Paul Nemeth als Neunjähriger im April 1974 und im Wahlkampf 2016 Foto: privat/factum/Granville

Weil Politik seine Berufung ist: Paul Nehmet hofft auf eine dritte Legislaturperiode im Landtag.

Böblingen - Für die CDU ist der Wahlkreis Böblingen ganz offensichtlich eine sichere Bank: Die Christdemokraten haben seit den ersten Landtagswahlen stets das Direktmandat gewonnen. „Ich bin selbstbewusst, aber nicht überheblich“, sagt Paul Nemeth zu seiner Position. Seit zehn Jahren ist der 50-Jährige Abgeordneter in Stuttgart – davon fünf Jahre als Mitglied der Regierungspartei und fünf Jahre in der Opposition. „Regierung ist wesentlich besser“, fasst er seine Erfahrung zusammen. Jetzt hofft er auf eine dritte Legislaturperiode, weil ihm die Politik zur Berufung geworden sei. „Ich habe darin eine Aufgabe gefunden“, erklärt er seine erneute Kandidatur. Trotzdem ist er nebenher auch immer noch berufstätig geblieben – als Industriekaufmann mit einer 50-Prozent-Stelle beim Computer- und Softwarehersteller IBM in Ehningen. Dadurch will er den Kontakt zu den Arbeitnehmern und seine Unabhängigkeit von der Politik bewahren.

In der CDU-Fraktion hat sich Paul Nemeth als energiepolitischer Sprecher positioniert.
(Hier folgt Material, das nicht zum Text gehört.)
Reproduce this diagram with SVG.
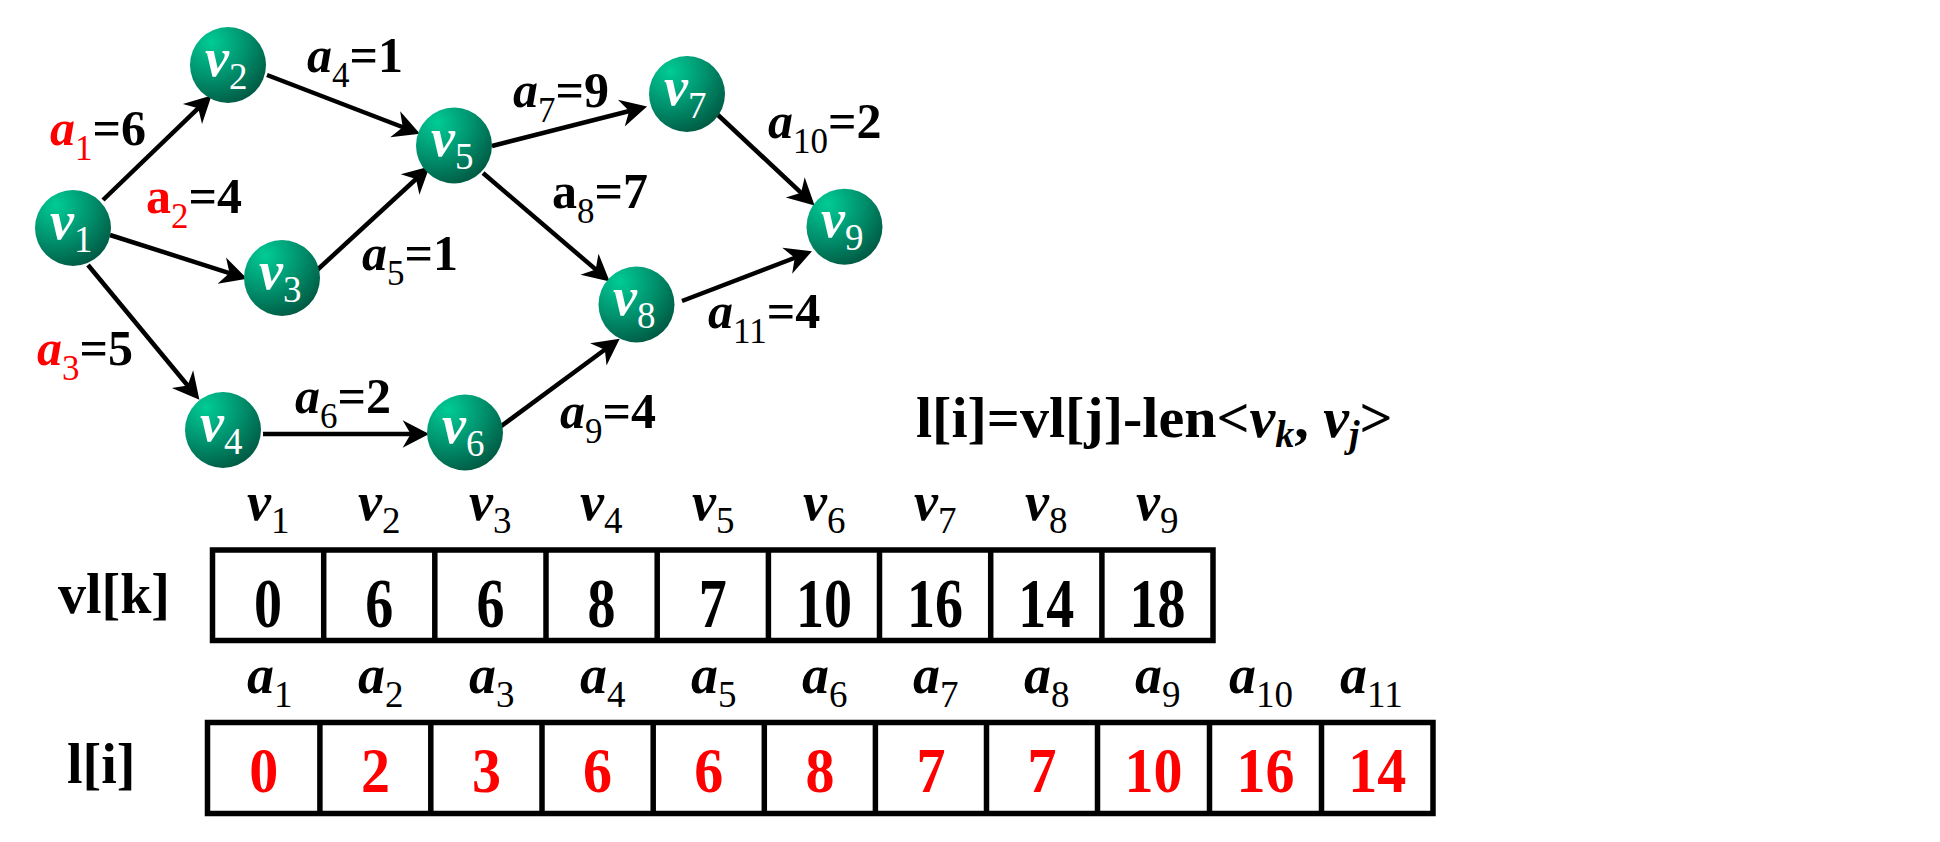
<svg xmlns="http://www.w3.org/2000/svg" width="1940" height="842" viewBox="0 0 1940 842">
<style>
text{font-family:"Liberation Serif","Times New Roman",serif;font-weight:bold}
.nl{fill:#fff;font-size:54px}
.it{font-style:italic}
.sub{font-weight:normal;font-style:normal;font-size:35px}
.nsub{font-weight:normal;font-style:normal;font-size:37px}
.el{font-size:50px;fill:#000}
.red{fill:#ff0000}
.edge{stroke:#000;stroke-width:4.5;fill:none;marker-end:url(#arr)}
.cell{fill:#fff;stroke:#000;stroke-width:5.5}
.div{stroke:#000;stroke-width:5.5}
.hd{font-size:54px}
.hsub{font-weight:normal;font-size:37px}
.vv{font-size:56px;text-anchor:middle}
.lv{font-size:58px;text-anchor:middle;fill:#ff0000}
.lab{font-size:56px}
</style>
<defs>
<radialGradient id="ball" cx="0.28" cy="0.2" r="0.85">
<stop offset="0" stop-color="#00cc96"/>
<stop offset="0.55" stop-color="#00916d"/>
<stop offset="1" stop-color="#005c45"/>
</radialGradient>
<marker id="arr" markerUnits="userSpaceOnUse" markerWidth="30" markerHeight="30" viewBox="0 -13 24 26" refX="9" refY="0" orient="auto">
<path d="M0,-12 L23,0 L0,12 L7,0 Z" fill="#000"/>
</marker>
</defs>
<rect width="1940" height="842" fill="#fff"/>

<g id="connectors">
<line class="edge" x1="103" y1="200" x2="199.9" y2="106.7"/>
<line class="edge" x1="110" y1="235" x2="231.7" y2="273.8"/>
<line class="edge" x1="88" y1="265" x2="189.1" y2="387.2"/>
<line class="edge" x1="267" y1="75" x2="404.9" y2="128"/>
<line class="edge" x1="315" y1="272" x2="417.7" y2="177.5"/>
<line class="edge" x1="263" y1="434" x2="413" y2="434"/>
<line class="edge" x1="492" y1="146" x2="631.4" y2="110.5"/>
<line class="edge" x1="483" y1="173" x2="597.4" y2="270.9"/>
<line class="edge" x1="718" y1="115" x2="802.8" y2="194.4"/>
<line class="edge" x1="682" y1="301" x2="796.9" y2="257"/>
<line class="edge" x1="500" y1="427" x2="606.7" y2="348.3"/>
<text class="el" x="50" y="145"><tspan class="it red">a</tspan><tspan class="sub red" dy="15">1</tspan><tspan dy="-15">=6</tspan></text>
<text class="el" x="146" y="213"><tspan class="red">a</tspan><tspan class="sub red" dy="15">2</tspan><tspan dy="-15">=4</tspan></text>
<text class="el" x="37" y="365"><tspan class="it red">a</tspan><tspan class="sub red it" dy="15">3</tspan><tspan dy="-15">=5</tspan></text>
<text class="el" x="307" y="72"><tspan class="it">a</tspan><tspan class="sub" dy="15">4</tspan><tspan dy="-15">=1</tspan></text>
<text class="el" x="362" y="270"><tspan class="it">a</tspan><tspan class="sub" dy="15">5</tspan><tspan dy="-15">=1</tspan></text>
<text class="el" x="295" y="413"><tspan class="it">a</tspan><tspan class="sub" dy="15">6</tspan><tspan dy="-15">=2</tspan></text>
<text class="el" x="513" y="107"><tspan class="it">a</tspan><tspan class="sub" dy="15">7</tspan><tspan dy="-15">=9</tspan></text>
<text class="el" x="552" y="208"><tspan>a</tspan><tspan class="sub" dy="15">8</tspan><tspan dy="-15">=7</tspan></text>
<text class="el" x="560" y="428"><tspan class="it">a</tspan><tspan class="sub" dy="15">9</tspan><tspan dy="-15">=4</tspan></text>
<text class="el" x="768" y="138"><tspan class="it">a</tspan><tspan class="sub" dy="15">10</tspan><tspan dy="-15">=2</tspan></text>
<text class="el" x="708" y="328"><tspan class="it">a</tspan><tspan class="sub" dy="15">11</tspan><tspan dy="-15">=4</tspan></text>
</g>

<g id="v1"><circle cx="73" cy="228" r="38" fill="url(#ball)"/><text class="nl" x="50" y="239"><tspan class="it">v</tspan><tspan class="nsub" dy="13">1</tspan></text></g>
<g id="v2"><circle cx="228" cy="65" r="38" fill="url(#ball)"/><text class="nl" x="205" y="76"><tspan class="it">v</tspan><tspan class="nsub" dy="13">2</tspan></text></g>
<g id="v3"><circle cx="282" cy="278" r="38" fill="url(#ball)"/><text class="nl" x="259" y="289"><tspan class="it">v</tspan><tspan class="nsub" dy="13">3</tspan></text></g>
<g id="v4"><circle cx="223" cy="430" r="38" fill="url(#ball)"/><text class="nl" x="200" y="441"><tspan class="it">v</tspan><tspan class="nsub" dy="13">4</tspan></text></g>
<g id="v5"><circle cx="454" cy="145.5" r="38" fill="url(#ball)"/><text class="nl" x="431" y="156"><tspan class="it">v</tspan><tspan class="nsub" dy="13">5</tspan></text></g>
<g id="v6"><circle cx="465" cy="432.5" r="38" fill="url(#ball)"/><text class="nl" x="442" y="443"><tspan class="it">v</tspan><tspan class="nsub" dy="13">6</tspan></text></g>
<g id="v7"><circle cx="687" cy="94" r="38" fill="url(#ball)"/><text class="nl" x="664" y="105"><tspan class="it">v</tspan><tspan class="nsub" dy="13">7</tspan></text></g>
<g id="v8"><circle cx="636.5" cy="304.5" r="38" fill="url(#ball)"/><text class="nl" x="613" y="315"><tspan class="it">v</tspan><tspan class="nsub" dy="13">8</tspan></text></g>
<g id="v9"><circle cx="844.5" cy="226.7" r="38" fill="url(#ball)"/><text class="nl" x="821" y="237"><tspan class="it">v</tspan><tspan class="nsub" dy="13">9</tspan></text></g>

<g id="formula">
<text x="916" y="437" font-size="58">l[i]=vl[j]-len&lt;<tspan class="it">v</tspan><tspan class="it" font-size="38" dy="10">k</tspan><tspan dy="-10">, </tspan><tspan class="it">v</tspan><tspan class="it" font-size="38" dy="10">j</tspan><tspan dy="-10">&gt;</tspan></text>
</g>

<g id="vl-table">
<text class="lab" x="58" y="613">vl[k]</text>
<rect class="cell" x="212.5" y="550" width="1000.5" height="90.5"/>
<line class="div" x1="323.7" y1="550" x2="323.7" y2="640.5"/>
<line class="div" x1="434.8" y1="550" x2="434.8" y2="640.5"/>
<line class="div" x1="546" y1="550" x2="546" y2="640.5"/>
<line class="div" x1="657.2" y1="550" x2="657.2" y2="640.5"/>
<line class="div" x1="768.4" y1="550" x2="768.4" y2="640.5"/>
<line class="div" x1="879.5" y1="550" x2="879.5" y2="640.5"/>
<line class="div" x1="990.7" y1="550" x2="990.7" y2="640.5"/>
<line class="div" x1="1101.9" y1="550" x2="1101.9" y2="640.5"/>
<g class="hd">
<text x="247" y="520"><tspan class="it">v</tspan><tspan class="hsub" dy="13">1</tspan></text>
<text x="358" y="520"><tspan class="it">v</tspan><tspan class="hsub" dy="13">2</tspan></text>
<text x="469" y="520"><tspan class="it">v</tspan><tspan class="hsub" dy="13">3</tspan></text>
<text x="580" y="520"><tspan class="it">v</tspan><tspan class="hsub" dy="13">4</tspan></text>
<text x="692" y="520"><tspan class="it">v</tspan><tspan class="hsub" dy="13">5</tspan></text>
<text x="803" y="520"><tspan class="it">v</tspan><tspan class="hsub" dy="13">6</tspan></text>
<text x="914" y="520"><tspan class="it">v</tspan><tspan class="hsub" dy="13">7</tspan></text>
<text x="1025" y="520"><tspan class="it">v</tspan><tspan class="hsub" dy="13">8</tspan></text>
<text x="1136" y="520"><tspan class="it">v</tspan><tspan class="hsub" dy="13">9</tspan></text>
</g>
<text class="vv" transform="translate(268.1,627) scale(1,1.25)">0</text>
<text class="vv" transform="translate(379.2,627) scale(1,1.25)">6</text>
<text class="vv" transform="translate(490.4,627) scale(1,1.25)">6</text>
<text class="vv" transform="translate(601.6,627) scale(1,1.25)">8</text>
<text class="vv" transform="translate(712.8,627) scale(1,1.25)">7</text>
<text class="vv" transform="translate(823.9,627) scale(1,1.25)">10</text>
<text class="vv" transform="translate(935.1,627) scale(1,1.25)">16</text>
<text class="vv" transform="translate(1046.3,627) scale(1,1.25)">14</text>
<text class="vv" transform="translate(1157.4,627) scale(1,1.25)">18</text>
</g>

<g id="l-table">
<text class="lab" x="67" y="783">l[i]</text>
<rect class="cell" x="207.5" y="722.5" width="1225.5" height="91"/>
<line class="div" x1="319.9" y1="722.5" x2="319.9" y2="813.5"/>
<line class="div" x1="430.8" y1="722.5" x2="430.8" y2="813.5"/>
<line class="div" x1="542" y1="722.5" x2="542" y2="813.5"/>
<line class="div" x1="653.2" y1="722.5" x2="653.2" y2="813.5"/>
<line class="div" x1="764.3" y1="722.5" x2="764.3" y2="813.5"/>
<line class="div" x1="875.4" y1="722.5" x2="875.4" y2="813.5"/>
<line class="div" x1="986.5" y1="722.5" x2="986.5" y2="813.5"/>
<line class="div" x1="1097.5" y1="722.5" x2="1097.5" y2="813.5"/>
<line class="div" x1="1209.5" y1="722.5" x2="1209.5" y2="813.5"/>
<line class="div" x1="1321.5" y1="722.5" x2="1321.5" y2="813.5"/>
<g class="hd">
<text x="247" y="693"><tspan class="it">a</tspan><tspan class="hsub" dy="14">1</tspan></text>
<text x="358" y="693"><tspan class="it">a</tspan><tspan class="hsub" dy="14">2</tspan></text>
<text x="469" y="693"><tspan class="it">a</tspan><tspan class="hsub" dy="14">3</tspan></text>
<text x="580" y="693"><tspan class="it">a</tspan><tspan class="hsub" dy="14">4</tspan></text>
<text x="691" y="693"><tspan class="it">a</tspan><tspan class="hsub" dy="14">5</tspan></text>
<text x="802" y="693"><tspan class="it">a</tspan><tspan class="hsub" dy="14">6</tspan></text>
<text x="913" y="693"><tspan class="it">a</tspan><tspan class="hsub" dy="14">7</tspan></text>
<text x="1024" y="693"><tspan class="it">a</tspan><tspan class="hsub" dy="14">8</tspan></text>
<text x="1135" y="693"><tspan class="it">a</tspan><tspan class="hsub" dy="14">9</tspan></text>
<text x="1229" y="693"><tspan class="it">a</tspan><tspan class="hsub" dy="14">10</tspan></text>
<text x="1340" y="693"><tspan class="it">a</tspan><tspan class="hsub" dy="14">11</tspan></text>
</g>
<text class="lv" transform="translate(263.7,792) scale(1,1.08)">0</text>
<text class="lv" transform="translate(375.4,792) scale(1,1.08)">2</text>
<text class="lv" transform="translate(486.4,792) scale(1,1.08)">3</text>
<text class="lv" transform="translate(597.6,792) scale(1,1.08)">6</text>
<text class="lv" transform="translate(708.8,792) scale(1,1.08)">6</text>
<text class="lv" transform="translate(819.9,792) scale(1,1.08)">8</text>
<text class="lv" transform="translate(931,792) scale(1,1.08)">7</text>
<text class="lv" transform="translate(1042,792) scale(1,1.08)">7</text>
<text class="lv" transform="translate(1153.5,792) scale(1,1.08)">10</text>
<text class="lv" transform="translate(1265.5,792) scale(1,1.08)">16</text>
<text class="lv" transform="translate(1377.2,792) scale(1,1.08)">14</text>
</g>
</svg>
Eine rund 60-seitige Broschüre zur Energiewende in Baden-Württemberg ist das Hauptwerk seiner politischen Arbeit in der Opposition. Als seinen Erfolg während der Regierungszeit der CDU schreibt er sich die Darmsheimer Nordumfahrung auf die Fahne. Und damit sind auch die beiden Themen umrissen, die ihn am meisten bewegen. Mit erneuerbaren Quellen will der gebürtige Böblinger zum Beispiel in Zukunft mehr als ein Drittel des Energiebedarfs decken und gleichzeitig den Stromverbrauch im Land um rund zehn Prozent senken. Um die Verkehrsproblematik im Kreis Böblingen und der Region Stuttgart zu lösen, setzt er auf intelligente Verkehrsleitsysteme mit mehr Elektromobilität, dem Ausbau des öffentlichen Nahverkehrs und der Verknüpfung der unterschiedlichen Transportmittel.

Dem „allumfassenden Thema Flüchtlinge“ will Paul Nemeth mit einer Begrenzung der Ströme und einem Abbau von Fehlanreizen begegnen wie der Aussetzung des Familiennachzugs. „Wer unsere Gastfreundschaft missbraucht, muss abgeschoben werden“, sagt er. Während der CDU-Politiker beim Thema Verkehr stets „die Verbotspolitik der Grünen“ geißelt, warnt er bei diesem Thema vor der Alternative für Deutschland (AfD), die auf Populismus und eine europafeindliche Politik setze. Die Christdemokraten wollen mit 1500 zusätzlichen Stellen außerdem die Polizei stärken und dem durch die Flüchtlinge wachsenden Wohnraummangel mit Sonderabschreibungsprogrammen für private Investoren beikommen. Einen positiven Aspekt kann Paul Nemeth der Themenlage beim diesjährigen Wahlkampf immerhin abgewinnen: „Die Menschen sind sehr interessiert“, ist ihm aufgefallen.

Mehr als 100 Wahlkampftermine absolviert Paul Nemeth in den vier Wochen vor der Landtagswahl. Mit Hausbesuchen und Kaffeehausgesprächen will er nah an die Menschen herankommen. Er betont seine große Heimatverbundenheit – auch weil seine Eltern als Donauschwaben nach dem Zweiten Weltkrieg flüchten mussten. Demokratie und Wohlstand seien für ihn deshalb nichts Selbstverständliches. Im Unteren Lauch in Böblingen ist er aufgewachsen, er war Ministrant und im Fußballverein. „Da ist eine tiefe Verwurzelung“, sagt er, und mit seiner Frau Gesine, der Tochter des langjährigen Stadtrats und Mittelständlers Ludwig Liebig, und den beiden Söhnen lebt er immer noch in der Stadt. Von der Landtagswahl erwartet er allerdings Veränderungen: „Es wird zu einem Regierungswechsel kommen“, sagt Paul Nemeth – selbstbewusst.